“He asked them, ‘But who do you say that I am?’ Peter answered him, ‘You are the Messiah.’” vs. 29
Followers of Jesus in the first century had one basic answer to questions about his identity. Like Peter in Mark’s story they made the bold claim that he was the Messiah or as we more commonly say, he was the Christ. The words, one Hebrew and the other Greek, mean the same thing. Jesus was the anointed one, the one sent by God to be God’s very presence in our world. He was more than a prophet, more than a teacher or healer; he was the incarnate Word of God. Through him God’s grace and love was poured into the world and into the lives of all believers. Of course not everyone bought into the testimony of the disciples…many simply refused to believe that someone who had gotten himself captured and crucified was anyone to be admired.
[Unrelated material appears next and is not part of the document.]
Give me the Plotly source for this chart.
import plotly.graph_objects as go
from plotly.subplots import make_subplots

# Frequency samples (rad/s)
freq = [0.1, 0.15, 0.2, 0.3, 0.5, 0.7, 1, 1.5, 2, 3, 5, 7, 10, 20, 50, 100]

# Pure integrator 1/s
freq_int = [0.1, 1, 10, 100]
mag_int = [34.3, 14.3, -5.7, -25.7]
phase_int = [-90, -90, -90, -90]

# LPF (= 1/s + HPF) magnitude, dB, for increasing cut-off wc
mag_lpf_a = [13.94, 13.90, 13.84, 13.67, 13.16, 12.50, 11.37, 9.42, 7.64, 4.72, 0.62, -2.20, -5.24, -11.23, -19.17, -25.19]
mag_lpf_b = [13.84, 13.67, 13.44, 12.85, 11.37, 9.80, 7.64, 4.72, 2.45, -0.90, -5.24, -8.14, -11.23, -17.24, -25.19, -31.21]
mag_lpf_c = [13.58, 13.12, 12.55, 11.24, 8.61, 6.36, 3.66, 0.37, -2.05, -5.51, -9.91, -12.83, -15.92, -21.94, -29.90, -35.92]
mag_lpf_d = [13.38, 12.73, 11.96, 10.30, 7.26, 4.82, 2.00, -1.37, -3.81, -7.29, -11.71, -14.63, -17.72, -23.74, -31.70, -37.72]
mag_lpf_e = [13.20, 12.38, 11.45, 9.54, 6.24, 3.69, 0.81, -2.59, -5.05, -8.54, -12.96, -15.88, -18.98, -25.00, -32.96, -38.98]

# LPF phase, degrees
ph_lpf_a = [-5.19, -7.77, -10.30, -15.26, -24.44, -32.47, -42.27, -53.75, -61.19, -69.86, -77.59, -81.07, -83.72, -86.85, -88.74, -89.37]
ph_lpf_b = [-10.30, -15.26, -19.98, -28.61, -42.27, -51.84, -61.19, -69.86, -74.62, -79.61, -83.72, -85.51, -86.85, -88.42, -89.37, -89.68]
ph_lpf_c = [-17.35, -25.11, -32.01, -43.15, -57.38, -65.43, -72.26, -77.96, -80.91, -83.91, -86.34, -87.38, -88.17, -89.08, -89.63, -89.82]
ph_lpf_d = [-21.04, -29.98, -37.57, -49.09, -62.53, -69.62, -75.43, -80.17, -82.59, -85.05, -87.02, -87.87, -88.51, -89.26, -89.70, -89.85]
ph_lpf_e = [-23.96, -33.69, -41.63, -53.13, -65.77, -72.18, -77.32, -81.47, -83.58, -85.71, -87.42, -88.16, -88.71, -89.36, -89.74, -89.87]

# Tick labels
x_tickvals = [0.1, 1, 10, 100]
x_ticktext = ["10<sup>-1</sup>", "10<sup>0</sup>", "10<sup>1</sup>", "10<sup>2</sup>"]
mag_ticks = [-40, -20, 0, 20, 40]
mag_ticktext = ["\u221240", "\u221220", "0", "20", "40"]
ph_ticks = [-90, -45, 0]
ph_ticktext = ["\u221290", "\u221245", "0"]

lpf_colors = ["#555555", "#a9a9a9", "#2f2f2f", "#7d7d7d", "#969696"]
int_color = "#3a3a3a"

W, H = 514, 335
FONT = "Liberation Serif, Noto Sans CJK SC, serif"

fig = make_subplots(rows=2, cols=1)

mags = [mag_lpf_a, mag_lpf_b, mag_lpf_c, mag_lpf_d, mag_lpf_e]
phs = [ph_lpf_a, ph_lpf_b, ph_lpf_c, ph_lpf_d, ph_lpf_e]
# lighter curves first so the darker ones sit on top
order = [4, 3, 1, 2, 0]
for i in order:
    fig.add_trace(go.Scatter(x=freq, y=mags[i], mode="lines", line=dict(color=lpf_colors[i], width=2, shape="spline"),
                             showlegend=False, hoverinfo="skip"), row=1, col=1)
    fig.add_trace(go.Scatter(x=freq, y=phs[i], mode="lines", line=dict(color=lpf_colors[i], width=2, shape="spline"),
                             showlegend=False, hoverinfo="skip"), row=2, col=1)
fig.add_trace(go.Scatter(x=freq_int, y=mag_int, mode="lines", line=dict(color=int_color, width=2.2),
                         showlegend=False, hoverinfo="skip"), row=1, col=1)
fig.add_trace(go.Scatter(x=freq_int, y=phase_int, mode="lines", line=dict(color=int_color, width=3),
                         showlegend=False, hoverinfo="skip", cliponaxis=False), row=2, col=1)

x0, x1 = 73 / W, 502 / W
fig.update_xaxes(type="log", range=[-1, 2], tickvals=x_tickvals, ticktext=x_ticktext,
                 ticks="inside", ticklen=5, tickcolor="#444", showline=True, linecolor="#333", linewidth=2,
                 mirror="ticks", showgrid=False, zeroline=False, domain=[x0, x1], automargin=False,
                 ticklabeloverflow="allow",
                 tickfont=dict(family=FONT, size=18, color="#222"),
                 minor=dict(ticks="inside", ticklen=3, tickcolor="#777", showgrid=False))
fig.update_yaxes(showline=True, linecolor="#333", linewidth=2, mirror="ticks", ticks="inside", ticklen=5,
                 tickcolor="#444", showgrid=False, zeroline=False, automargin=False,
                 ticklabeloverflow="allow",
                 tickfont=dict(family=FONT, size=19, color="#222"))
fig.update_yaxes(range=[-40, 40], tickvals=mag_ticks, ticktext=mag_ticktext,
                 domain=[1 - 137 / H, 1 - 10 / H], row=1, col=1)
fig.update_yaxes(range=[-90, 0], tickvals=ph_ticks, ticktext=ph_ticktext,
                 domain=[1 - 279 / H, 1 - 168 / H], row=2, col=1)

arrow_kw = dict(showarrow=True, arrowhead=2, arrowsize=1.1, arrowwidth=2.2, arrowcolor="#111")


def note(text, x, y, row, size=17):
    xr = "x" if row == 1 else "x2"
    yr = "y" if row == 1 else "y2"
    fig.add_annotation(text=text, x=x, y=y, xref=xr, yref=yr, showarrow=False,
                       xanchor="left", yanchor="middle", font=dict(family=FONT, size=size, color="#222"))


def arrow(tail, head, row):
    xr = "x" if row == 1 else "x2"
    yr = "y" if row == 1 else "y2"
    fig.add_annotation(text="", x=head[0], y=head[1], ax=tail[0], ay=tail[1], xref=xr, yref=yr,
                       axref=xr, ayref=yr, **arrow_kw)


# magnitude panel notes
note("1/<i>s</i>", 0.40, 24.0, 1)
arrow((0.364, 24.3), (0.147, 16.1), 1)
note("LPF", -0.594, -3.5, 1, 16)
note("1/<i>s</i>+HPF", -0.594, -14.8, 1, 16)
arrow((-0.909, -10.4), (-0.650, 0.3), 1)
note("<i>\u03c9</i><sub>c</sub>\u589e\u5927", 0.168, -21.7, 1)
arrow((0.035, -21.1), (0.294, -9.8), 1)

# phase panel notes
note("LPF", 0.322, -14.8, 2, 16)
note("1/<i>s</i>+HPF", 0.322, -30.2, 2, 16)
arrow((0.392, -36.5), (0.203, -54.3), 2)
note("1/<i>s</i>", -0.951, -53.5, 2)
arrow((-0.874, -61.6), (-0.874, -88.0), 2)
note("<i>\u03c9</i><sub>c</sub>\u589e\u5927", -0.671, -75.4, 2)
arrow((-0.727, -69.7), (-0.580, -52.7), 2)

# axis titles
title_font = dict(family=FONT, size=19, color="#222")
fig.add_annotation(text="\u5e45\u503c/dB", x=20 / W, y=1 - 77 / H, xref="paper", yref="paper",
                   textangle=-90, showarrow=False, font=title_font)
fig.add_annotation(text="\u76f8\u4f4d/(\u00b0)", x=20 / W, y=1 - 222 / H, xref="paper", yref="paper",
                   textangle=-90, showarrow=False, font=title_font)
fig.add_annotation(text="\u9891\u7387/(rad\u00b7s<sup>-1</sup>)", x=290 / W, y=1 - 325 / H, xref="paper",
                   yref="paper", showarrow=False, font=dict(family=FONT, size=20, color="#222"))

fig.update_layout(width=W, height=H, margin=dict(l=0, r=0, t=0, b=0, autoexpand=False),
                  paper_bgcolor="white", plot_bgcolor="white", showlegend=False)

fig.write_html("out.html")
They continued to hold out for a more spectacular and successful leader, one who would restore greatness to Israel. Our issue is different. For many of us faith has come too easily…we’ve always believed…it’s been a part of our culture. We don’t realize how absurd it was for Peter to say, “You are the Messiah.” Declaring faith in Jesus should be a heart-wrenching decision, one that involves either risk or ridicule, or at the very least, repentance. Only then will we be able to grasp the mystery and the power of the gospel.
Thought for the Day: Why is it absurd to say that Jesus was the Christ?